* **Raw records**:
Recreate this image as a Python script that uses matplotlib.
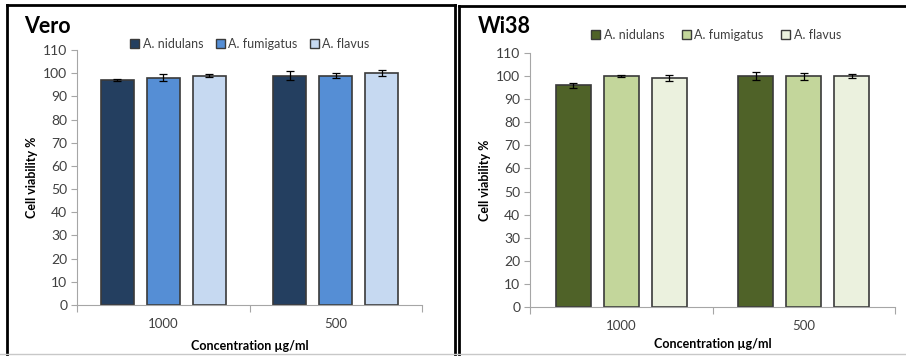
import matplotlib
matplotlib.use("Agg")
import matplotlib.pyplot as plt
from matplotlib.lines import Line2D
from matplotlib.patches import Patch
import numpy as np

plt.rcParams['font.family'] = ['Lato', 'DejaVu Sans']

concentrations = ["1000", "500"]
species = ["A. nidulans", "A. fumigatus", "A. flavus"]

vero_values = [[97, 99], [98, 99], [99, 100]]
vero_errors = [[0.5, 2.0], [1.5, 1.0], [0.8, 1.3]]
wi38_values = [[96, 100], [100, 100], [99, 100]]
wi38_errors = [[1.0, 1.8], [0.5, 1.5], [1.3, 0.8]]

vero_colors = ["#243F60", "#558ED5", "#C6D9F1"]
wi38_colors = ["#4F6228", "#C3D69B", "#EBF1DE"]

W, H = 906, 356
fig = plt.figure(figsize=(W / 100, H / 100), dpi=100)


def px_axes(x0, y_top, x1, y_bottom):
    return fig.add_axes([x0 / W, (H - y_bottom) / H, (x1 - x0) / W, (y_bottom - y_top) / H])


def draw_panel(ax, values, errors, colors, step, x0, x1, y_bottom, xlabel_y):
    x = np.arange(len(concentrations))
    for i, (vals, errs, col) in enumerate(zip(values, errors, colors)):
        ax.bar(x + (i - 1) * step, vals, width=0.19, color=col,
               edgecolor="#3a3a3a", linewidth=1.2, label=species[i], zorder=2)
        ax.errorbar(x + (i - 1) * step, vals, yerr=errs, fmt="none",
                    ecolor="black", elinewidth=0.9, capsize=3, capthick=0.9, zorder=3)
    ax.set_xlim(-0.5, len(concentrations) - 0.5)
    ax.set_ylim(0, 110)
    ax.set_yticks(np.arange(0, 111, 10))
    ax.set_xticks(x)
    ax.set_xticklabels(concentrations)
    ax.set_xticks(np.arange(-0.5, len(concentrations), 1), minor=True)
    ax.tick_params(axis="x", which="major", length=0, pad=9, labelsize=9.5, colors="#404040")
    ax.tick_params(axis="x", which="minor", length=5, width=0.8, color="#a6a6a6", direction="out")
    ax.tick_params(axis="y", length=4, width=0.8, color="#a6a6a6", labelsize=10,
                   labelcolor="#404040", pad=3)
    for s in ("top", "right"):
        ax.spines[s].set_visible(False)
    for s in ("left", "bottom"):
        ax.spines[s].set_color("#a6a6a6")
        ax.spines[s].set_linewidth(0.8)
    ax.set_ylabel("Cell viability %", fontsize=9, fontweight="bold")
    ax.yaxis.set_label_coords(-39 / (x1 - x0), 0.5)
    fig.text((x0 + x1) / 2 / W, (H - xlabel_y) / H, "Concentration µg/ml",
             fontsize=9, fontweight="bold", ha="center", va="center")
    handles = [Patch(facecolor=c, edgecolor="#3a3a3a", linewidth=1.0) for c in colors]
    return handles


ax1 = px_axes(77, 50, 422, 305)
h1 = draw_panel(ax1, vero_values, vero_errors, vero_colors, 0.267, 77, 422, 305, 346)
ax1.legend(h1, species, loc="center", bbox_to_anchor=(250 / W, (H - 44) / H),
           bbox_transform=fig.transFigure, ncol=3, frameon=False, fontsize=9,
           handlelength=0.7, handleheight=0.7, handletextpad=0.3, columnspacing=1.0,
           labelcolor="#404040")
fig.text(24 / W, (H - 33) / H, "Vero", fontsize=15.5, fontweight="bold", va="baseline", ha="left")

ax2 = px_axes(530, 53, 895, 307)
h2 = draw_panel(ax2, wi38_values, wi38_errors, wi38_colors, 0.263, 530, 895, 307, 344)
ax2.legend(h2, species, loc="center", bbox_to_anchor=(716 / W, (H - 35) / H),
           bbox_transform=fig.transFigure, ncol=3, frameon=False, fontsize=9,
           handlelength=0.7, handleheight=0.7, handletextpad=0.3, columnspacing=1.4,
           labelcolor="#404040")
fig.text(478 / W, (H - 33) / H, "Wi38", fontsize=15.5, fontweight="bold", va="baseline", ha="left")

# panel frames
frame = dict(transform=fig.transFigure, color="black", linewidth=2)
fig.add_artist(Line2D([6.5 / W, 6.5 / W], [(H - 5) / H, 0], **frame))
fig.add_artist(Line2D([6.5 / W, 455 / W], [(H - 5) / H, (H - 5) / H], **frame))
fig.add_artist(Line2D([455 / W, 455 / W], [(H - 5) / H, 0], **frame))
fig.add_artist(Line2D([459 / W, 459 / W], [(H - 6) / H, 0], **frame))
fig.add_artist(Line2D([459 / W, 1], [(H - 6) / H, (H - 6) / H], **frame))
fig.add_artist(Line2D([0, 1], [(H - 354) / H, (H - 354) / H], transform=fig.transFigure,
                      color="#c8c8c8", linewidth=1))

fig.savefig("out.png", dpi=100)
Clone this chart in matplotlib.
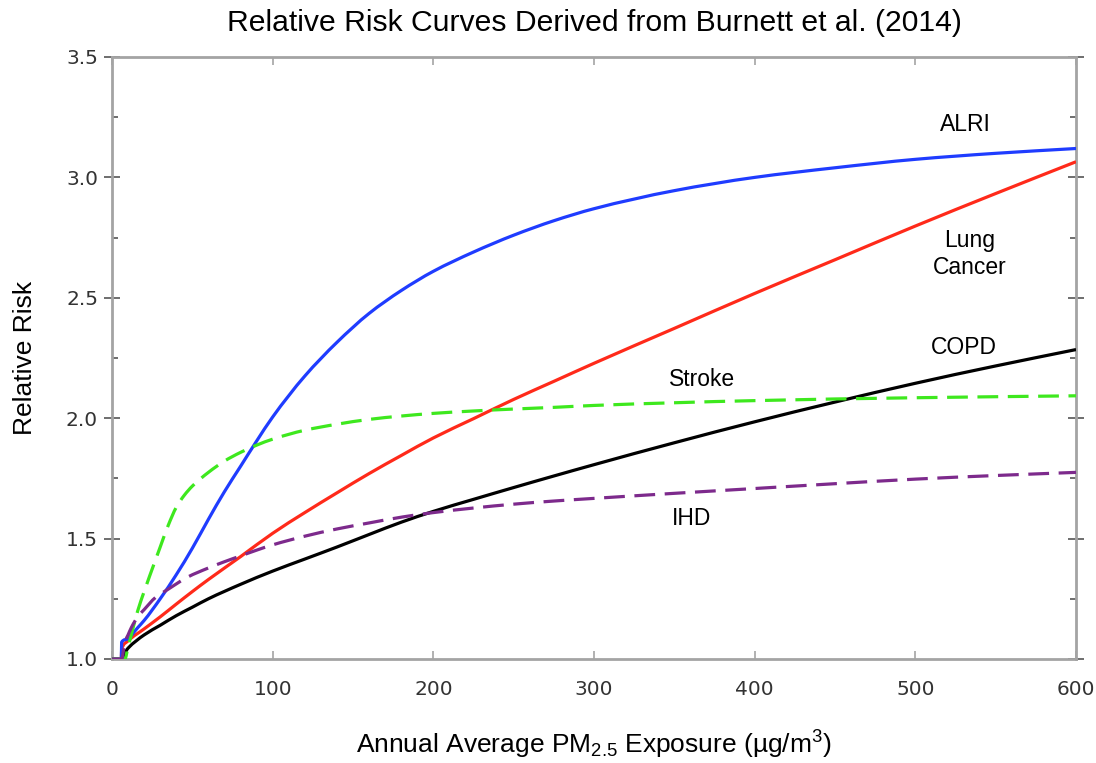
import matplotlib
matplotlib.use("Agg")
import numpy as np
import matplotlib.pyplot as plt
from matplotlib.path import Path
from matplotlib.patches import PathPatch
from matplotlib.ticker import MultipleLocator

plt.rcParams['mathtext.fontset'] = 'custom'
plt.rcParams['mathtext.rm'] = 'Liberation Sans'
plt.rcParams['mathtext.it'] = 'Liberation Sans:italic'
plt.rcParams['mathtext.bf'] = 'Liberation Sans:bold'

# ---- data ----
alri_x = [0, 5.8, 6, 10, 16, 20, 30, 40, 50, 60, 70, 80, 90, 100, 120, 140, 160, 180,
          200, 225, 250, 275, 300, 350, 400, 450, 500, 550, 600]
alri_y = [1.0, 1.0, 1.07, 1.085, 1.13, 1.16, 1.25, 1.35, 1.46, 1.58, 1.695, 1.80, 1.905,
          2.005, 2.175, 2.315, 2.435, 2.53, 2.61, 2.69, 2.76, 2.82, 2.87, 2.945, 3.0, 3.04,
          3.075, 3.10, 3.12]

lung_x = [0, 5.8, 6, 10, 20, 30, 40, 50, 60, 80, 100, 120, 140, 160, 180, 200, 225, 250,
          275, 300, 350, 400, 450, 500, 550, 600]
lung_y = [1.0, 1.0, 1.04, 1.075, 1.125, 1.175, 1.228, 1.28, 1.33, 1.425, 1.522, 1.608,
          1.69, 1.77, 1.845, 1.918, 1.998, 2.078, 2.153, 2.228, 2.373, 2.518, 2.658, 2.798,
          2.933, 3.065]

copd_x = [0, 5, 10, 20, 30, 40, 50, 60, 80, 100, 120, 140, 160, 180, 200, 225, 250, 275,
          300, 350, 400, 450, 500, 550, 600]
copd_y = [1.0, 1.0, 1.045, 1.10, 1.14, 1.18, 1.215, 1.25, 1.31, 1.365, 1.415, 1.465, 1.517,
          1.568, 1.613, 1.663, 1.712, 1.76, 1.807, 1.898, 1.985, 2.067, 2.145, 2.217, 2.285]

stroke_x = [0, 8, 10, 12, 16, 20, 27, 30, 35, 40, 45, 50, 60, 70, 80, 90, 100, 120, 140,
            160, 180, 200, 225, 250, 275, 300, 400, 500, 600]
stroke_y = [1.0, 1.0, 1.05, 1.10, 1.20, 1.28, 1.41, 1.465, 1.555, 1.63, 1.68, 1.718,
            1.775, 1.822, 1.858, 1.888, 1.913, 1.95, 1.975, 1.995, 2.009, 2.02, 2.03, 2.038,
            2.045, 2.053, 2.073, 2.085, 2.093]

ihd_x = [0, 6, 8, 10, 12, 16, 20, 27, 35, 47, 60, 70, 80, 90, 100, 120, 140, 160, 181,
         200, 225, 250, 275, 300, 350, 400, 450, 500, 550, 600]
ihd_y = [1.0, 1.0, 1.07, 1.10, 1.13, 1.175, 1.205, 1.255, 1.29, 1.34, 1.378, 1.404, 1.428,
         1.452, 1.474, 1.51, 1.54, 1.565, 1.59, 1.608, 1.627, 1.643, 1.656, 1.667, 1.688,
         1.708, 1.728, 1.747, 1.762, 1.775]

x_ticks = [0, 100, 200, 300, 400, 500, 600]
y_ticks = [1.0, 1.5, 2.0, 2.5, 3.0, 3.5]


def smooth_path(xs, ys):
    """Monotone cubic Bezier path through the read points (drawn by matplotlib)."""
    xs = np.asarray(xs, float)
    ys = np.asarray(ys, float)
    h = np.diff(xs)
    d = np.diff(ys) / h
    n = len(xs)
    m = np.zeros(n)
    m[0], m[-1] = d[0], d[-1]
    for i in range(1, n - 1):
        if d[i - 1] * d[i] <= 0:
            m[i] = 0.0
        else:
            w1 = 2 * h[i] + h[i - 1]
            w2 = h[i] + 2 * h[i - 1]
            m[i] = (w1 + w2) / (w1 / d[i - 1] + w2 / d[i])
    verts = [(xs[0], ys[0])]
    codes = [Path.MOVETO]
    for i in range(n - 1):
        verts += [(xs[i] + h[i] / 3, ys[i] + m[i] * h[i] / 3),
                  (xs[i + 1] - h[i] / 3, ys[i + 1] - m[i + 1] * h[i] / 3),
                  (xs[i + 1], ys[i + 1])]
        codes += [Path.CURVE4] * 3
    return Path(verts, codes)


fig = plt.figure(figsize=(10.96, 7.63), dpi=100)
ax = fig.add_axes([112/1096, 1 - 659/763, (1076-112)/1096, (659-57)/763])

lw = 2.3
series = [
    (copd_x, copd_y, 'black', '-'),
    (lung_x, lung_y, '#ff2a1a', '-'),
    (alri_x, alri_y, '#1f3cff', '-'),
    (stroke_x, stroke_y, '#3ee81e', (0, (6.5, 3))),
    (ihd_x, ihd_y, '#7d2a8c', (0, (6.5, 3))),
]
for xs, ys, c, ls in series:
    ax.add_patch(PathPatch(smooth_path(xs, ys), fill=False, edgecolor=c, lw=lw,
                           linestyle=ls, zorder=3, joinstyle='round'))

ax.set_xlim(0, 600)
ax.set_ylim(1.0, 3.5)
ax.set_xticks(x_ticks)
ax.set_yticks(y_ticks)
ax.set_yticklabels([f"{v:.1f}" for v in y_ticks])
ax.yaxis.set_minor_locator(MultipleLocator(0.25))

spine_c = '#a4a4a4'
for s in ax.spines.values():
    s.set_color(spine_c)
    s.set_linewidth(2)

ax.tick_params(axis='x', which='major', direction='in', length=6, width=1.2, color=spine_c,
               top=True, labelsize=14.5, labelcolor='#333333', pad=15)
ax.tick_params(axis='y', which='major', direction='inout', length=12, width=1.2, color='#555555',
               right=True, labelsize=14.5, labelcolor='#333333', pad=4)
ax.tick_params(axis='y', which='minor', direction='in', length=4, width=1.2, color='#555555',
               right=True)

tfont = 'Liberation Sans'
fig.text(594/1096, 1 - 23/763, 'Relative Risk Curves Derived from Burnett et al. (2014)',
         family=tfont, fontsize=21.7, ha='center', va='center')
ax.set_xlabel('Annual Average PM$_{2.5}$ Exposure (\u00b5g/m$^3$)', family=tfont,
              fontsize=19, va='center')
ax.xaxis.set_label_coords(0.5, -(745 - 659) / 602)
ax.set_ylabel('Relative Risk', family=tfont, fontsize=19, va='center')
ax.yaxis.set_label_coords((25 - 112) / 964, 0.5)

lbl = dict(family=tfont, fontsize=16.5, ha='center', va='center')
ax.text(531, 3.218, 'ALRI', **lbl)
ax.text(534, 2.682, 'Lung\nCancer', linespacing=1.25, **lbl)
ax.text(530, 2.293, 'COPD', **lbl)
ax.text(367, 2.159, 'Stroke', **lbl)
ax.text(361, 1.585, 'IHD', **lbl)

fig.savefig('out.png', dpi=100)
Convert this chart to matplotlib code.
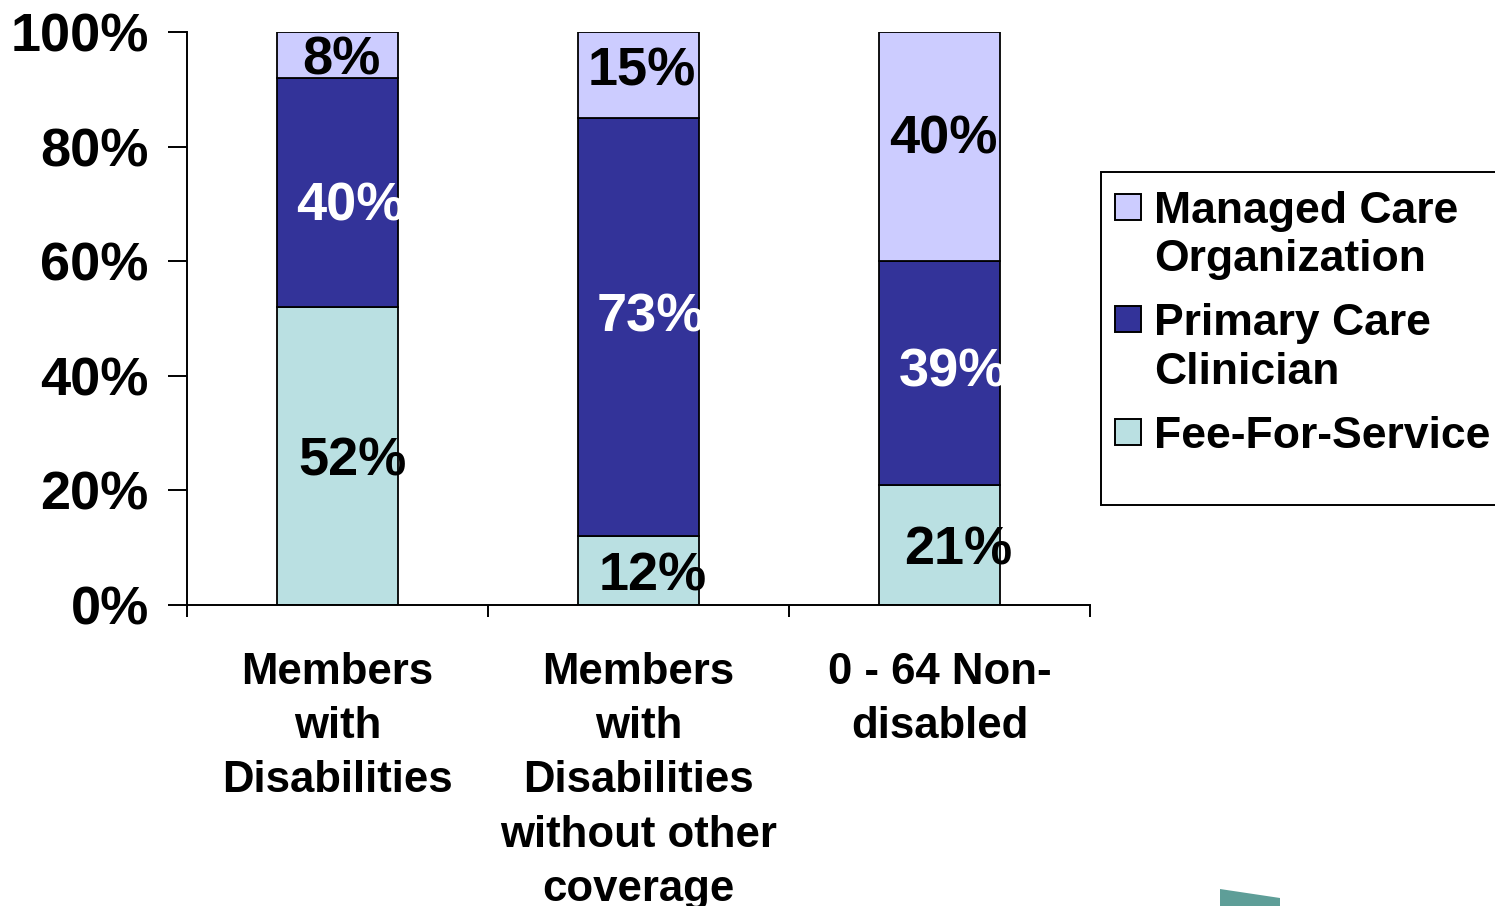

* **What you are asked to do**:
In the listing above, find the line with "Clone this chart in matplotlib." and the line with "2.933, 3.065]". Copy exactly those lines and all between them, minus the images.

* **Final result**:
Clone this chart in matplotlib.
import matplotlib
matplotlib.use("Agg")
import numpy as np
import matplotlib.pyplot as plt
from matplotlib.path import Path
from matplotlib.patches import PathPatch
from matplotlib.ticker import MultipleLocator

plt.rcParams['mathtext.fontset'] = 'custom'
plt.rcParams['mathtext.rm'] = 'Liberation Sans'
plt.rcParams['mathtext.it'] = 'Liberation Sans:italic'
plt.rcParams['mathtext.bf'] = 'Liberation Sans:bold'

# ---- data ----
alri_x = [0, 5.8, 6, 10, 16, 20, 30, 40, 50, 60, 70, 80, 90, 100, 120, 140, 160, 180,
          200, 225, 250, 275, 300, 350, 400, 450, 500, 550, 600]
alri_y = [1.0, 1.0, 1.07, 1.085, 1.13, 1.16, 1.25, 1.35, 1.46, 1.58, 1.695, 1.80, 1.905,
          2.005, 2.175, 2.315, 2.435, 2.53, 2.61, 2.69, 2.76, 2.82, 2.87, 2.945, 3.0, 3.04,
          3.075, 3.10, 3.12]

lung_x = [0, 5.8, 6, 10, 20, 30, 40, 50, 60, 80, 100, 120, 140, 160, 180, 200, 225, 250,
          275, 300, 350, 400, 450, 500, 550, 600]
lung_y = [1.0, 1.0, 1.04, 1.075, 1.125, 1.175, 1.228, 1.28, 1.33, 1.425, 1.522, 1.608,
          1.69, 1.77, 1.845, 1.918, 1.998, 2.078, 2.153, 2.228, 2.373, 2.518, 2.658, 2.798,
          2.933, 3.065]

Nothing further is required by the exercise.